Use a clean, dry flat brush to blend the join between the two colours with short, feathery strokes. The tap brush technique (patting the colour in overlapping strokes rather than sweeping) gives the cleanest blend. Work quickly before the gel starts to become unworkable under ambient light. Cure once satisfied with the blend, then add a second gel layer if you want more opacity at the tip.
This is the approach behind the Japanese gel no-sponge ombre technique, producing a cleaner fade than the sponge method for most people after one try.
Technique 3: The Glitter Fade (Zero Blending Required)
This is the one for anyone who wants the ombre effect without the blending anxiety. Apply one or two coats of your base colour and let it dry. Then take a makeup sponge, pick up a small amount of fine or chunky glitter polish, and pat it onto the tip of the nail. The concentration of glitter naturally reduces as you move toward the base, creating the fade without any deliberate blending.

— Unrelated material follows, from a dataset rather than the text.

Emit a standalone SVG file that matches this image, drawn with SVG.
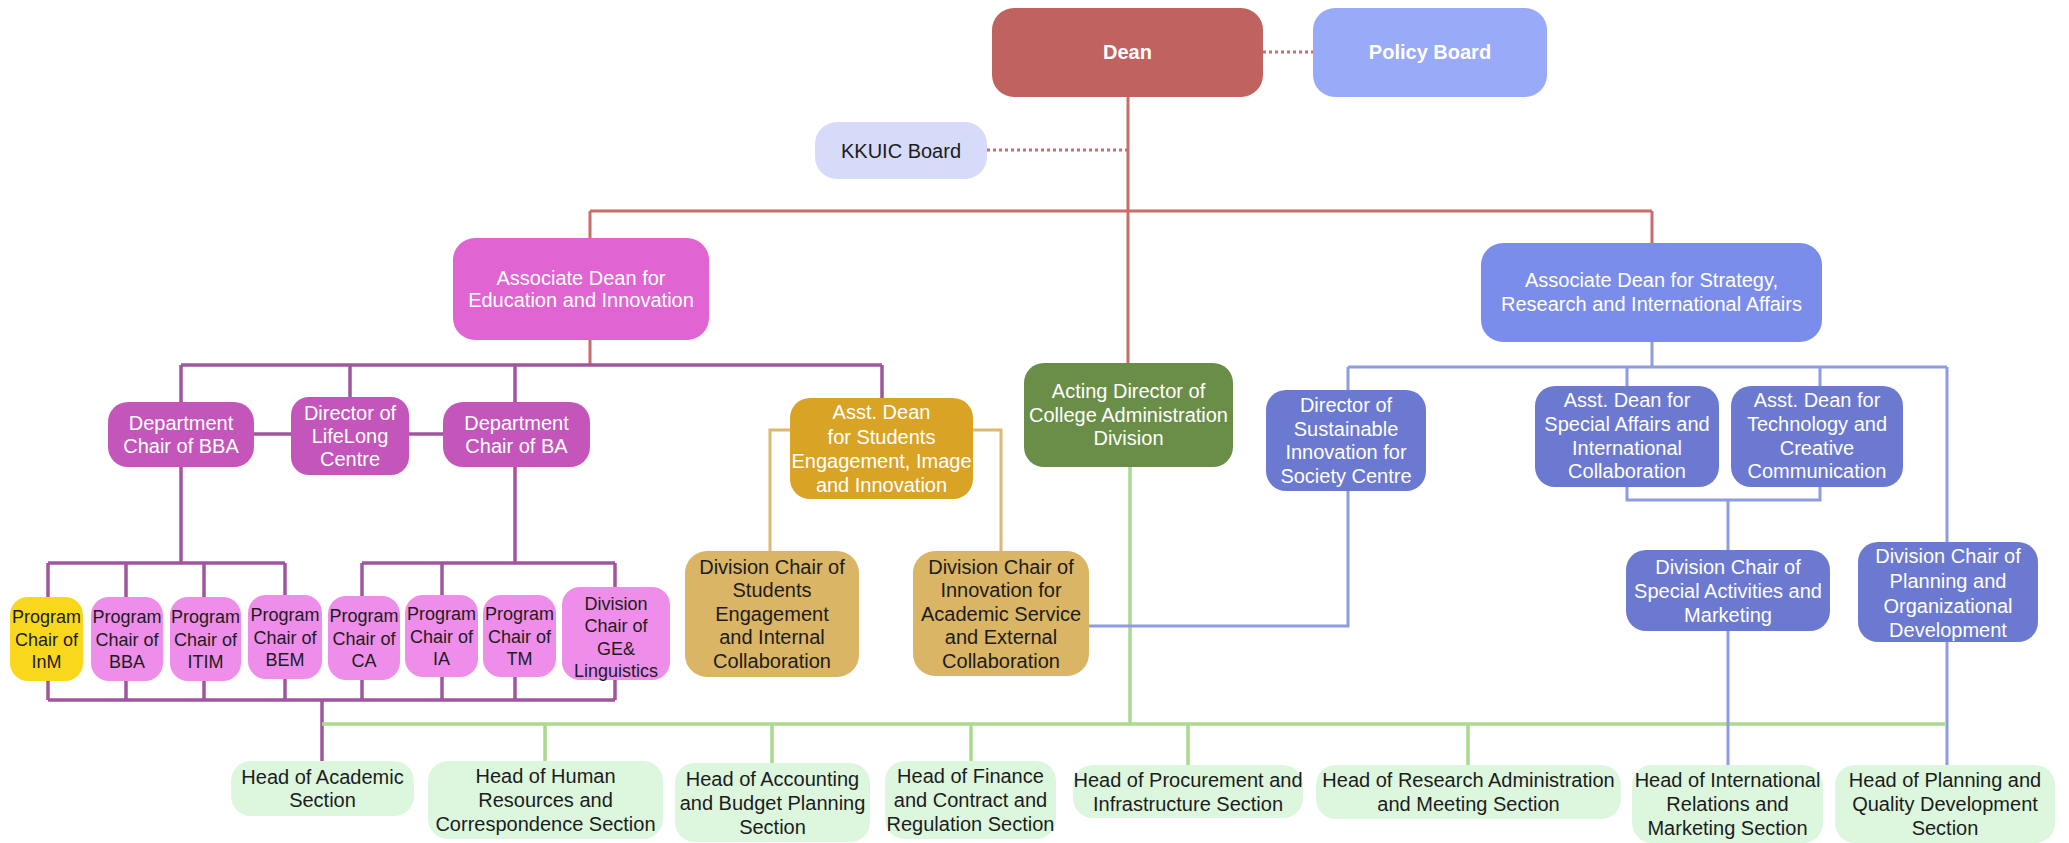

Build up intensity at the tip with a second pass if you want more drama. Glitter obscures the join between colours, so there is no visible line to worry about. Seal with two coats of a thick top coat. Glitter needs generous coverage to feel smooth.
The Best Summer 2026 Colour Combinations for Each Technique
Summer palettes this year favour warmth over shock. Three combinations worth building around:
Coral-to-nude is the most versatile option. Works with every technique, flatters most skin tones. The coral sits at the tip and melts into a warm nude at the base. For palette ideas matched to your skin tone, the guide to the best summer nail colours by skin tone is worth a look.
Sage-to-clear is a sheer, barely-there ombre that reads as expensive in person. Best with the brush method using gel; works especially well on longer shapes.
Hot pink-to-nude delivers the highest contrast of the three, best if you want something that photographs well. The sponge method handles this one beautifully because the opacity builds gradually.